* Begin DATA LISTING *
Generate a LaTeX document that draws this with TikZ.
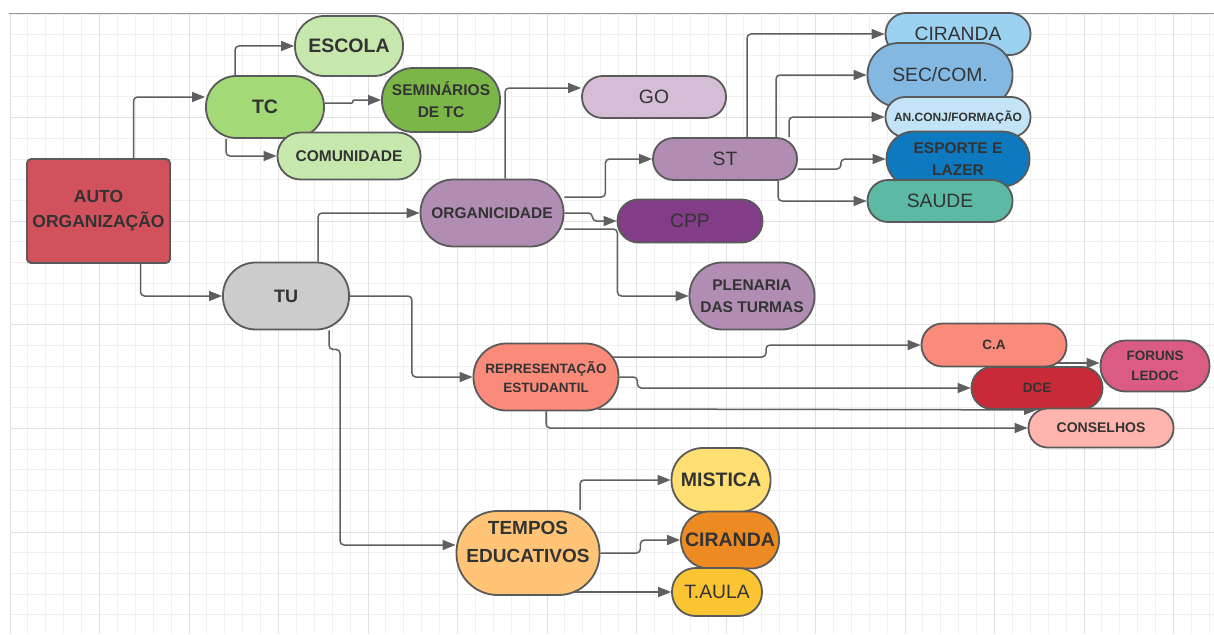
* End DATA LISTING *
* Begin DATA LISTING *
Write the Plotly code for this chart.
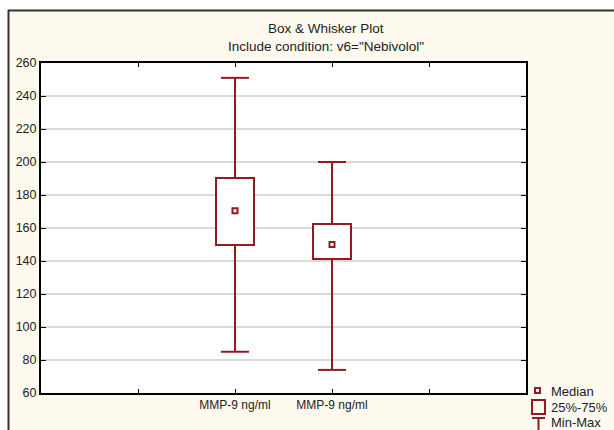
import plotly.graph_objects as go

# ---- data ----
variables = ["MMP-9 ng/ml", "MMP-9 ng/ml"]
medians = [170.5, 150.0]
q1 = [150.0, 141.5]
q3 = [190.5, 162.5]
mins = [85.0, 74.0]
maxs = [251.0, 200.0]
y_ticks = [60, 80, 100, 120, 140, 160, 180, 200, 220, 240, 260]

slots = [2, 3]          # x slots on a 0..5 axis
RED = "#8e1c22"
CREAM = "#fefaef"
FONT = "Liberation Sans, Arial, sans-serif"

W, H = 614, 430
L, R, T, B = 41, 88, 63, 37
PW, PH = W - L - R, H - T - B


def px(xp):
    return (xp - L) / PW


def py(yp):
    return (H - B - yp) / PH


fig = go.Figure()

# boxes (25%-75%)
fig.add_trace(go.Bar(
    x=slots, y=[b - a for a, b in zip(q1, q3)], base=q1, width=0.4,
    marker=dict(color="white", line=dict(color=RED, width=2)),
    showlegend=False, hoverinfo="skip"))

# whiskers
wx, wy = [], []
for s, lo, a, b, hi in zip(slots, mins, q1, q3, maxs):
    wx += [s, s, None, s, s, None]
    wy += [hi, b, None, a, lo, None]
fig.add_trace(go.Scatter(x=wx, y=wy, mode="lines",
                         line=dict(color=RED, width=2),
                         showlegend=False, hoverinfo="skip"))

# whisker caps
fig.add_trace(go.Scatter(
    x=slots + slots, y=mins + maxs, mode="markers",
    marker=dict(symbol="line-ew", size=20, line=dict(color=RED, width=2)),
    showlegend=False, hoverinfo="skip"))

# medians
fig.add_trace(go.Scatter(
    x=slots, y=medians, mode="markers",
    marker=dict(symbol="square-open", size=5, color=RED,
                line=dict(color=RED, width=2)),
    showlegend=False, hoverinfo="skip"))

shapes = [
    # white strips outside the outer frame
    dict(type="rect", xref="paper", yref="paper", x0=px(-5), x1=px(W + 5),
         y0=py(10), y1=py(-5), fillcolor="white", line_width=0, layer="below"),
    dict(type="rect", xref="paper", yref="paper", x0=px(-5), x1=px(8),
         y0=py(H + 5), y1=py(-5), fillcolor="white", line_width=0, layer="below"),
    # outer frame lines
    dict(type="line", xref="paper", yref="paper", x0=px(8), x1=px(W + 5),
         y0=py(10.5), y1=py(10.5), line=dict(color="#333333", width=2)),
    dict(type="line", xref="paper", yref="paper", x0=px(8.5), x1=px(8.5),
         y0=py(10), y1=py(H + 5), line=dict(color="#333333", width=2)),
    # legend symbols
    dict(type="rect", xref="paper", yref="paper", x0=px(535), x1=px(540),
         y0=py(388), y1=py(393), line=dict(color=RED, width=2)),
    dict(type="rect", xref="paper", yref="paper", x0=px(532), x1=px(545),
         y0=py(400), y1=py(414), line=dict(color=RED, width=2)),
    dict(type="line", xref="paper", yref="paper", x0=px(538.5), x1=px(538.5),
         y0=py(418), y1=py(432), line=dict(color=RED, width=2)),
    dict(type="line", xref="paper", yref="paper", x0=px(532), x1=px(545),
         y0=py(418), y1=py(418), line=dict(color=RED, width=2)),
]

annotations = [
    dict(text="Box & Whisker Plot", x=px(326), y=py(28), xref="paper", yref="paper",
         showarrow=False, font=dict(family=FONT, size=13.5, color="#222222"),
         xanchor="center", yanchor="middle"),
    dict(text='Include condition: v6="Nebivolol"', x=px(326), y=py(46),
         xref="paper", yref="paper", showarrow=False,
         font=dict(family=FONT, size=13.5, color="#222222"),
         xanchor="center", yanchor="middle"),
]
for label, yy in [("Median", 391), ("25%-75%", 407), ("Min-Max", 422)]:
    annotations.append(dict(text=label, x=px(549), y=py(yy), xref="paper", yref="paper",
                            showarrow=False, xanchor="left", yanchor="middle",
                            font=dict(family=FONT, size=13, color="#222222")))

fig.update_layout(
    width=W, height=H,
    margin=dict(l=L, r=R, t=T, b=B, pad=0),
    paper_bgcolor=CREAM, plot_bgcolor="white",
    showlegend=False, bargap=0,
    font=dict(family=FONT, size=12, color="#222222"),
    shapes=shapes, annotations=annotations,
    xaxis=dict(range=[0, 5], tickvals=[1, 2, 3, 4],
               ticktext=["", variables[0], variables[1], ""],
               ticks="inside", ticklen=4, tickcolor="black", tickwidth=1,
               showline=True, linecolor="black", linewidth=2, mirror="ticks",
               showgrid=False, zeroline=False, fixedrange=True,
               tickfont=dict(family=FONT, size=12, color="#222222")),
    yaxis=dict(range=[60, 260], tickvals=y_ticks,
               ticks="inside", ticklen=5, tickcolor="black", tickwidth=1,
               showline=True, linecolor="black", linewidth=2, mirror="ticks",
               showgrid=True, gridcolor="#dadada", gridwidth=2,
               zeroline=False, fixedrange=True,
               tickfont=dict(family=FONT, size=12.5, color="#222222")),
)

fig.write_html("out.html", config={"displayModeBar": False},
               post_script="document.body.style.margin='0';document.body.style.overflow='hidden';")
* End DATA LISTING *
» GIVEN PROBLEM: Only the lines from the one containing "Write the Plotly code for this chart." down to the one containing "import plotly.graph_objects as go" should be copied, exactly and with both ends kept. Drop the pictures.

» EXERCISE RESULT:
Write the Plotly code for this chart.
import plotly.graph_objects as go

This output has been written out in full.